» OBJECTIVE
Give back exactly the lines from the beginning of the listing below to the line holding "ncol=2, **common)", both ends included; the pictures stay out.

----- SUPPLIED DATA

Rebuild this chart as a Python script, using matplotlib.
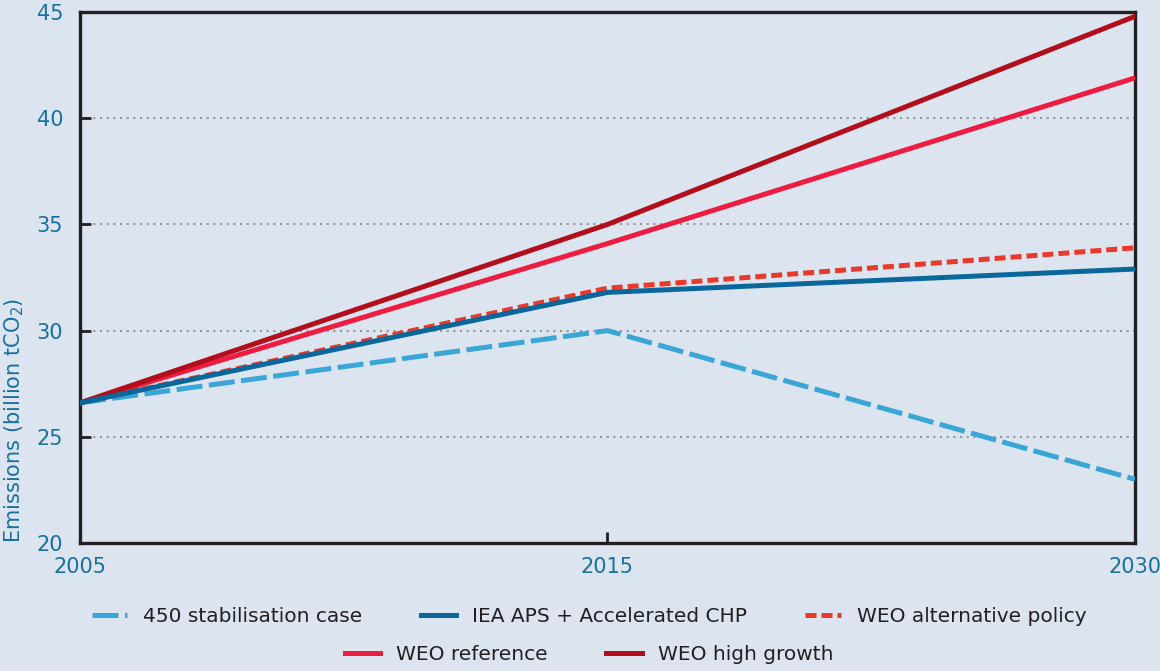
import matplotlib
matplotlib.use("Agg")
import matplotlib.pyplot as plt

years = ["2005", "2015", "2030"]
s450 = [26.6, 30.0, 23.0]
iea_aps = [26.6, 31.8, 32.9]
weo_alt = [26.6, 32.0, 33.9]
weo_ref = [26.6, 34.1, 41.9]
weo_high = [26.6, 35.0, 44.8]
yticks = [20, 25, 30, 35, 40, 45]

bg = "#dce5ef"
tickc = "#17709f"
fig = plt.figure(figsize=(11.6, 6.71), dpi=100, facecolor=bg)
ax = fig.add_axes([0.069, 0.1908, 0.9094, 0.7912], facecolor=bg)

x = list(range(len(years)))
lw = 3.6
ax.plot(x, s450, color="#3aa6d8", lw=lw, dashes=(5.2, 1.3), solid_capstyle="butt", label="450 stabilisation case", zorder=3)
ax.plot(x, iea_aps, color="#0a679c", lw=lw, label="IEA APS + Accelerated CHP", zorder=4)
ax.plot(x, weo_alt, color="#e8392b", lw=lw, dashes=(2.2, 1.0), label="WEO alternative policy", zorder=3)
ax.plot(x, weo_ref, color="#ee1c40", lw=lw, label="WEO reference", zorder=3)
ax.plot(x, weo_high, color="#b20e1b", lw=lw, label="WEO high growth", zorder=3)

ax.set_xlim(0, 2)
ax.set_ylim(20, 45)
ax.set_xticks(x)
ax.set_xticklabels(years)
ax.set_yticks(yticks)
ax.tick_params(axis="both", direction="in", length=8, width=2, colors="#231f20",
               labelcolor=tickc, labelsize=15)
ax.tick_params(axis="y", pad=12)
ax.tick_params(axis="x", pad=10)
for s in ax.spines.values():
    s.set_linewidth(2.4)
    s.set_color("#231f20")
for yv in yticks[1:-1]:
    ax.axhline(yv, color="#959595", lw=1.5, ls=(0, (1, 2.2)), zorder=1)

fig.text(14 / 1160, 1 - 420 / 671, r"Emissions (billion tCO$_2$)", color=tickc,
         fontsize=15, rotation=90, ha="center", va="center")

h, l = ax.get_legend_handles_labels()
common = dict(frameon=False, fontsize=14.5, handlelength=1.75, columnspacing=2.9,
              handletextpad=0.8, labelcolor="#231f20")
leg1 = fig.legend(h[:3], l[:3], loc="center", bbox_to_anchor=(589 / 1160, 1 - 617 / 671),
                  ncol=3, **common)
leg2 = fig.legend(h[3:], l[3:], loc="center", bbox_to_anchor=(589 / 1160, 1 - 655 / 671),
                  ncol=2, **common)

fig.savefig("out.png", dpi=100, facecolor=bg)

----------

» RESPONSE TO THE TASK
Rebuild this chart as a Python script, using matplotlib.
import matplotlib
matplotlib.use("Agg")
import matplotlib.pyplot as plt

years = ["2005", "2015", "2030"]
s450 = [26.6, 30.0, 23.0]
iea_aps = [26.6, 31.8, 32.9]
weo_alt = [26.6, 32.0, 33.9]
weo_ref = [26.6, 34.1, 41.9]
weo_high = [26.6, 35.0, 44.8]
yticks = [20, 25, 30, 35, 40, 45]

bg = "#dce5ef"
tickc = "#17709f"
fig = plt.figure(figsize=(11.6, 6.71), dpi=100, facecolor=bg)
ax = fig.add_axes([0.069, 0.1908, 0.9094, 0.7912], facecolor=bg)

x = list(range(len(years)))
lw = 3.6
ax.plot(x, s450, color="#3aa6d8", lw=lw, dashes=(5.2, 1.3), solid_capstyle="butt", label="450 stabilisation case", zorder=3)
ax.plot(x, iea_aps, color="#0a679c", lw=lw, label="IEA APS + Accelerated CHP", zorder=4)
ax.plot(x, weo_alt, color="#e8392b", lw=lw, dashes=(2.2, 1.0), label="WEO alternative policy", zorder=3)
ax.plot(x, weo_ref, color="#ee1c40", lw=lw, label="WEO reference", zorder=3)
ax.plot(x, weo_high, color="#b20e1b", lw=lw, label="WEO high growth", zorder=3)

ax.set_xlim(0, 2)
ax.set_ylim(20, 45)
ax.set_xticks(x)
ax.set_xticklabels(years)
ax.set_yticks(yticks)
ax.tick_params(axis="both", direction="in", length=8, width=2, colors="#231f20",
               labelcolor=tickc, labelsize=15)
ax.tick_params(axis="y", pad=12)
ax.tick_params(axis="x", pad=10)
for s in ax.spines.values():
    s.set_linewidth(2.4)
    s.set_color("#231f20")
for yv in yticks[1:-1]:
    ax.axhline(yv, color="#959595", lw=1.5, ls=(0, (1, 2.2)), zorder=1)

fig.text(14 / 1160, 1 - 420 / 671, r"Emissions (billion tCO$_2$)", color=tickc,
         fontsize=15, rotation=90, ha="center", va="center")

h, l = ax.get_legend_handles_labels()
common = dict(frameon=False, fontsize=14.5, handlelength=1.75, columnspacing=2.9,
              handletextpad=0.8, labelcolor="#231f20")
leg1 = fig.legend(h[:3], l[:3], loc="center", bbox_to_anchor=(589 / 1160, 1 - 617 / 671),
                  ncol=3, **common)
leg2 = fig.legend(h[3:], l[3:], loc="center", bbox_to_anchor=(589 / 1160, 1 - 655 / 671),
                  ncol=2, **common)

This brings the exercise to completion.